See figure 2-8 in TM 5-600/AFJPAM 32-1088
This bridge matches the illustration of the T 6 aluminum bridge.
According to an army.mil article, the bridge weighed 90,000 pounds and removing and dismantling it after the flood destroyed it was "good training"
Army.mil story about the removal:
For what it's worth, it appears to me to be a portable version of the regular Warren truss--each panel is individual, but they are all pinned together at the top and the bottom, rendering them essentially "rigid" and allowing all of the individual top chords to act as one when assembled, and the same with the individual bottom chords. Each panel has end posts, but when connected in succession, they would likely act the same as the verticals in a Warren truss with verticals. I may be way out in left field with this, but just my observation.
I've gotten information from the engineering historian at Leonard Wood. It's not a Bailey and no one seems to recall what it is. It was suggested that it was an experimental type but I haven't found any information yet to confirm the information.
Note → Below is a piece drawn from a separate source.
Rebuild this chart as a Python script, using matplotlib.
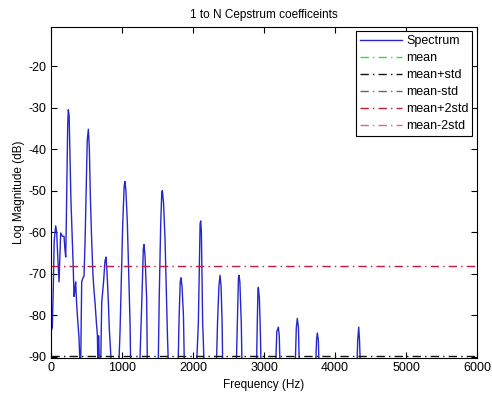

If nothing else turns up I'll post what I have when I get time.
This bridge does not follow the Army Manual for Bailey trusses. Panel design is completely different. It is quite interesting and very unusual, but I would not call it a Bailey, at least using even a slightly strict definition.
Maybe there is more than one type of Bailey. But this is not a typical Bailey because the diagonals don't form a "diamond". Each panel's diagonals usually form a square with positioned with the point down.
But I have never installed one, so if DBG is sure it's really a Bailey, I'll just have to change my definition!
This is a Bailey bridge or panel bridge. I trained at Ft. Leonard Wood in 1969 as a combat engineer, MOS 12B. We assembled and tore down these portable, prefabricated steel bridges in training (this may even be the same bridge). They were (are?) carried to the point of assembly and assembled by an Engineer bridge company.
I'm surprised to see one still standing.
We also did night amphibious assaults across the Big Piney.